## Objective
Set down word for word the lines running from the line with "Rebuild this chart" to the line with "var myChart = echarts.init(document.getElementById('chart'));", ends included. Skip every picture.

## Supplied material
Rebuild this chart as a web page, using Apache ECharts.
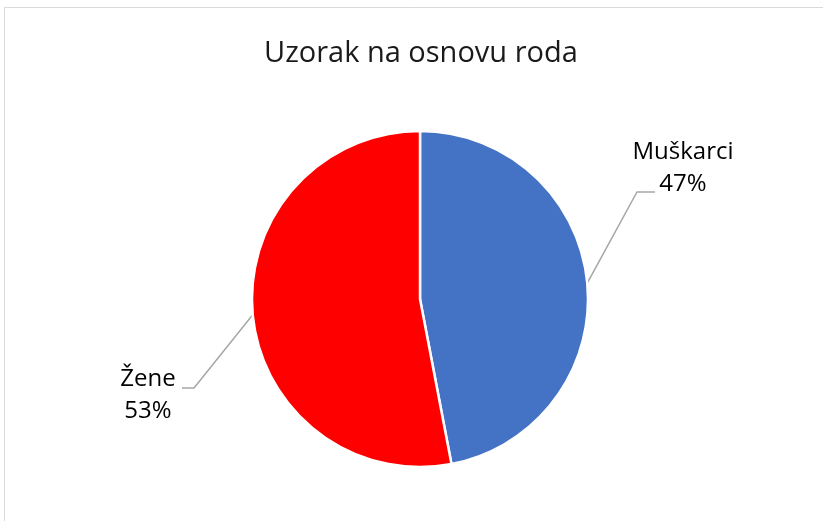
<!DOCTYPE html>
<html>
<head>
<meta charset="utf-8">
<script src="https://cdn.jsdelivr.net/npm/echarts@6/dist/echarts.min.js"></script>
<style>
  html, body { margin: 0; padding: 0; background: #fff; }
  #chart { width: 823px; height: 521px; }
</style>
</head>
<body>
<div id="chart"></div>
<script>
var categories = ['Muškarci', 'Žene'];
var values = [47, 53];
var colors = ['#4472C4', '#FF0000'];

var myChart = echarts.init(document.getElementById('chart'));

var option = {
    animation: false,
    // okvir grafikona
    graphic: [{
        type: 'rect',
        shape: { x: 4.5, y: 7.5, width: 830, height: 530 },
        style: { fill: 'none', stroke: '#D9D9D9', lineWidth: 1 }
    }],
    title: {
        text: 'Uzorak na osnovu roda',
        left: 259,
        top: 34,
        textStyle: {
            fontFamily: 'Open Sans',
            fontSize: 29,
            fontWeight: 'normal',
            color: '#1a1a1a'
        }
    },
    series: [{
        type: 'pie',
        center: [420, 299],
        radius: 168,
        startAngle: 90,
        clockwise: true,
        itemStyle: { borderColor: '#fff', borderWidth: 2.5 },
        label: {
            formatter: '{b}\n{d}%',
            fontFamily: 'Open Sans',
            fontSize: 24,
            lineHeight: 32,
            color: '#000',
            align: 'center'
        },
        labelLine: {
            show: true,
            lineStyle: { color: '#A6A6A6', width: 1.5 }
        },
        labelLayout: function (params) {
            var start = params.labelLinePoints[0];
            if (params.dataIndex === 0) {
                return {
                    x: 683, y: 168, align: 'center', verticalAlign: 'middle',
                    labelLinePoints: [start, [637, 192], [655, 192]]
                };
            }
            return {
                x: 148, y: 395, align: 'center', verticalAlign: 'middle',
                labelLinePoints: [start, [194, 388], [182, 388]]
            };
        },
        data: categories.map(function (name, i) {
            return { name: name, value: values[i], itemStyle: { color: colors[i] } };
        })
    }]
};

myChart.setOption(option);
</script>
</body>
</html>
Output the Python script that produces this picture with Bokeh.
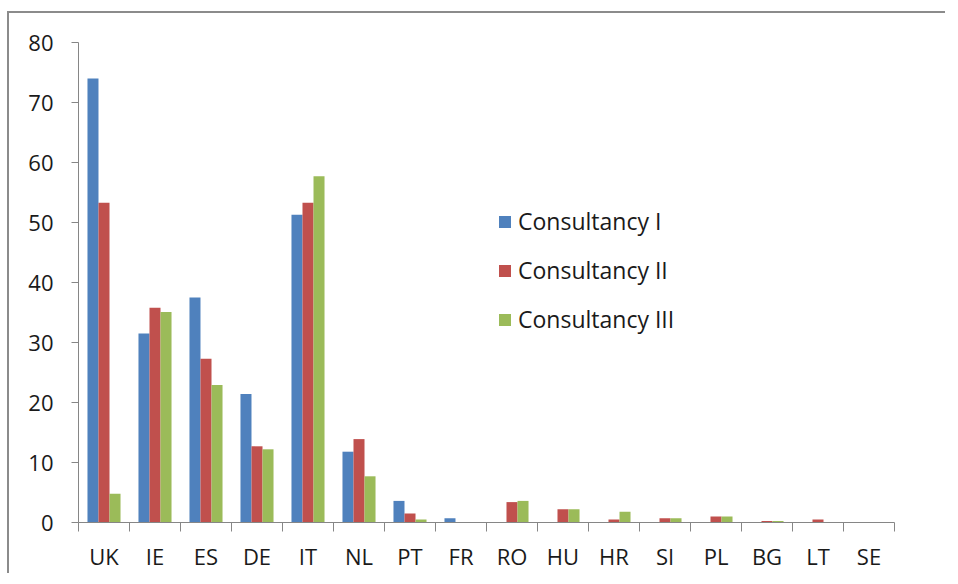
--
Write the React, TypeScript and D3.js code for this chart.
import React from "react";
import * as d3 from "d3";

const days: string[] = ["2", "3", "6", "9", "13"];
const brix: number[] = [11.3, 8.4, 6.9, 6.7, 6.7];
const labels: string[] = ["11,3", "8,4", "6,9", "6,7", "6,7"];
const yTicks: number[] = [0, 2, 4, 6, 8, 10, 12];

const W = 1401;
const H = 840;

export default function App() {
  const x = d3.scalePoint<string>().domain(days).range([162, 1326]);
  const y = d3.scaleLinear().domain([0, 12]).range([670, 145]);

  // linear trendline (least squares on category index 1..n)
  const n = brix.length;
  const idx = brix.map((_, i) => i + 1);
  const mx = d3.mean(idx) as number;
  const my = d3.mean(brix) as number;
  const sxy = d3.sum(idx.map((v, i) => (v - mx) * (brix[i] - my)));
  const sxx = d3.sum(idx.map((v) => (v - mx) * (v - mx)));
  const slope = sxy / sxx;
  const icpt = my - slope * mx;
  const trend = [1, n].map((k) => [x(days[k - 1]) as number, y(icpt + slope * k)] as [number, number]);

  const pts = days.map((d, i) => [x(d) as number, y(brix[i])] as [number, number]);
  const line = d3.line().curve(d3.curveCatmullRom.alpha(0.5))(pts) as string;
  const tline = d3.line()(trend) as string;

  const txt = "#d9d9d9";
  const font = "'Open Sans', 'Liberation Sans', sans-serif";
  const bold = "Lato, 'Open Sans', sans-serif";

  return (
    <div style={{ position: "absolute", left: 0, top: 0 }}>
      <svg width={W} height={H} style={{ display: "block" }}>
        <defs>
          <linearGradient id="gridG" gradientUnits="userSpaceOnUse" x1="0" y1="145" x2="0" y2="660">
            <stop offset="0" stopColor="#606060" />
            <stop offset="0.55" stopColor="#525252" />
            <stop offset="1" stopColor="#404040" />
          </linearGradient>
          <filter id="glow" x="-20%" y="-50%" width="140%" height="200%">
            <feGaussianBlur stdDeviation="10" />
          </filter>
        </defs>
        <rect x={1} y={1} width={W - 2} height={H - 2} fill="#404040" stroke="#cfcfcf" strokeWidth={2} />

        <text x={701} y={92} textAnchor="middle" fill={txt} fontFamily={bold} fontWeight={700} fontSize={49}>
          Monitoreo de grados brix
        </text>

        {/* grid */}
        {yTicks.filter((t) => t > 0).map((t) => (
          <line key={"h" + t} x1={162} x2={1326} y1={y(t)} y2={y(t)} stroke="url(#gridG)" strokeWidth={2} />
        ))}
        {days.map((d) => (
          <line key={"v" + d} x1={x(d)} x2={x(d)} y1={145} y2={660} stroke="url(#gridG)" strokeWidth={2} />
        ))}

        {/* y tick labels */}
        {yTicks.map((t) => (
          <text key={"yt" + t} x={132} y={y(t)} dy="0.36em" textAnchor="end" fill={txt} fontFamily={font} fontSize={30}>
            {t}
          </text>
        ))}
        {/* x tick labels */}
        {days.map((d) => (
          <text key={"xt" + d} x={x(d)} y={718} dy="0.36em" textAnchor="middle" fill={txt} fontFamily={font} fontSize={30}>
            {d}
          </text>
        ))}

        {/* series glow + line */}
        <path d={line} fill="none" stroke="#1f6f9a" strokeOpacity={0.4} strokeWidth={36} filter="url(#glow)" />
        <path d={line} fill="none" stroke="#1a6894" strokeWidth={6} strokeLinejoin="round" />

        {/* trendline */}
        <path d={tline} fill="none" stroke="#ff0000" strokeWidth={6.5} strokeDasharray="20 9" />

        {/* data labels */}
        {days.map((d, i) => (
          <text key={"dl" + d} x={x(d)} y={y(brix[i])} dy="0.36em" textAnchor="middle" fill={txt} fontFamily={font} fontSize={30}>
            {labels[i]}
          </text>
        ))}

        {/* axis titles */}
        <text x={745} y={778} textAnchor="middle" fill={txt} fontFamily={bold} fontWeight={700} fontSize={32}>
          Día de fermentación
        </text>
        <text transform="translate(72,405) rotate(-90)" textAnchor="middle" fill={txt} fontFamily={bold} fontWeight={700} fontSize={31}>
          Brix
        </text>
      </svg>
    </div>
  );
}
---
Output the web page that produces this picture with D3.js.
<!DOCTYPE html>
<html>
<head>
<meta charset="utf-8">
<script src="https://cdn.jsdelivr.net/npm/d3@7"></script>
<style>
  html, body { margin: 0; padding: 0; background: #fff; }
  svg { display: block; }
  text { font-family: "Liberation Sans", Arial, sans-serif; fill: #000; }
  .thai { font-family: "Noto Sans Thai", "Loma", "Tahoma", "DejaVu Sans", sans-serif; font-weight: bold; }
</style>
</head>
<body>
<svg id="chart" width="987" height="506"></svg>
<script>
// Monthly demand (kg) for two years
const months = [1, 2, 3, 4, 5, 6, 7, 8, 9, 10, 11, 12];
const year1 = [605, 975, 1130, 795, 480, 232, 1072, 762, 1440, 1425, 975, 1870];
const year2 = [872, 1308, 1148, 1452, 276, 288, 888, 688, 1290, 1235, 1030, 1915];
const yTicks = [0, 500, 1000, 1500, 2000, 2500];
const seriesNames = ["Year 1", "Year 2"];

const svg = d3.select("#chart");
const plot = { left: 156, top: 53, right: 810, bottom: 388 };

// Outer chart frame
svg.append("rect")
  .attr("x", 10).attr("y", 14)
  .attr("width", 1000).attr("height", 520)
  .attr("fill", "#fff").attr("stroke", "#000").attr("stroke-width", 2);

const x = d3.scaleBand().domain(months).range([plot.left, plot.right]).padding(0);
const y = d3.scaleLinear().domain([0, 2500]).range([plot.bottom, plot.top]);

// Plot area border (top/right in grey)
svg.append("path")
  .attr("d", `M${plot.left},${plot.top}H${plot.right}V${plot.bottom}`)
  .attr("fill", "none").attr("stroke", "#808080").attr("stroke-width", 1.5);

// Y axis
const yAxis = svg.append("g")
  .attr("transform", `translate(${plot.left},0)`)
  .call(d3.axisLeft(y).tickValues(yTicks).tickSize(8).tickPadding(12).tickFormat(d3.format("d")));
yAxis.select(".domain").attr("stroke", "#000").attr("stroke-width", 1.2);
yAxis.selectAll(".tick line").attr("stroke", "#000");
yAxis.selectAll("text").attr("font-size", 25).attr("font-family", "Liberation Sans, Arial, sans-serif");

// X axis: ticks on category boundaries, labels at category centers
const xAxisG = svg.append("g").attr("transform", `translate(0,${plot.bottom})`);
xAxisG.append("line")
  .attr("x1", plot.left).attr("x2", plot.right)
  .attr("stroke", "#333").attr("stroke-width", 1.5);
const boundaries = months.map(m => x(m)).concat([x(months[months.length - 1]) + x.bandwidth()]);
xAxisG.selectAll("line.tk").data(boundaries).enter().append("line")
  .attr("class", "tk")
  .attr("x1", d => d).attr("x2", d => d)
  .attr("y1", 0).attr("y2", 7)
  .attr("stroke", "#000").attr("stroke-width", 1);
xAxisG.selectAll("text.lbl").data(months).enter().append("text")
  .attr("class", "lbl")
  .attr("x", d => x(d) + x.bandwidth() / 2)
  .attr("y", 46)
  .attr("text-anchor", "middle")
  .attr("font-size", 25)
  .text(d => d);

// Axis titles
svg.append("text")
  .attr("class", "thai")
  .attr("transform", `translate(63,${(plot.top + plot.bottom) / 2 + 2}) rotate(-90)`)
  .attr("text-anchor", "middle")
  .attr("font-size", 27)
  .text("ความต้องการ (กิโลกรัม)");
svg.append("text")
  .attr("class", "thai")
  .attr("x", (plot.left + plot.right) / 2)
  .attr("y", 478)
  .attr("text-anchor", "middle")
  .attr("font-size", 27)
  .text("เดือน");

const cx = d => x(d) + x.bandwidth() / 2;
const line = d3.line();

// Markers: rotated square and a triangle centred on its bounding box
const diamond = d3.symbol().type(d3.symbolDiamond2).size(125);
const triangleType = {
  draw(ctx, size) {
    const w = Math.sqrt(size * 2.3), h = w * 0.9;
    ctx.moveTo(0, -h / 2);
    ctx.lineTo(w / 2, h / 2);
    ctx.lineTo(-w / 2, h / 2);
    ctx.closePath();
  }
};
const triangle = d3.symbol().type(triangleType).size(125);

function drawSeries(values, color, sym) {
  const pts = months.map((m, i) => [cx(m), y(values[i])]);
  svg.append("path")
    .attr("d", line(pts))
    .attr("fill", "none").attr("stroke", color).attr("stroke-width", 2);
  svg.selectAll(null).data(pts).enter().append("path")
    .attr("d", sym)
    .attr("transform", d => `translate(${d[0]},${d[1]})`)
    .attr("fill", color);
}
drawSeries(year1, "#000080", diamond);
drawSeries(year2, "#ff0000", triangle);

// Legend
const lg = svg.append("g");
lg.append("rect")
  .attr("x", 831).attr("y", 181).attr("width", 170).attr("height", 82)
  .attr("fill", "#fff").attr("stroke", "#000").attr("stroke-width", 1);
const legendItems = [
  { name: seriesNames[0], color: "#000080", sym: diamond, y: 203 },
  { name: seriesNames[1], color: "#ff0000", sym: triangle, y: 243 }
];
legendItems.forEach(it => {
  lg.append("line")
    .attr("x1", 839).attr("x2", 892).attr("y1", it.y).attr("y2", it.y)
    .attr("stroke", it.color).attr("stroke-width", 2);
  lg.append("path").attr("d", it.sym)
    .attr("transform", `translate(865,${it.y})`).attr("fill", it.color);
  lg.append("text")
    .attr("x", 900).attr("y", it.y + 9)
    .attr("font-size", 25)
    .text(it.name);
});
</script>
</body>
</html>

## Full solution
Rebuild this chart as a web page, using Apache ECharts.
<!DOCTYPE html>
<html>
<head>
<meta charset="utf-8">
<script src="https://cdn.jsdelivr.net/npm/echarts@6/dist/echarts.min.js"></script>
<style>
  html, body { margin: 0; padding: 0; background: #fff; }
  #chart { width: 823px; height: 521px; }
</style>
</head>
<body>
<div id="chart"></div>
<script>
var categories = ['Muškarci', 'Žene'];
var values = [47, 53];
var colors = ['#4472C4', '#FF0000'];

var myChart = echarts.init(document.getElementById('chart'));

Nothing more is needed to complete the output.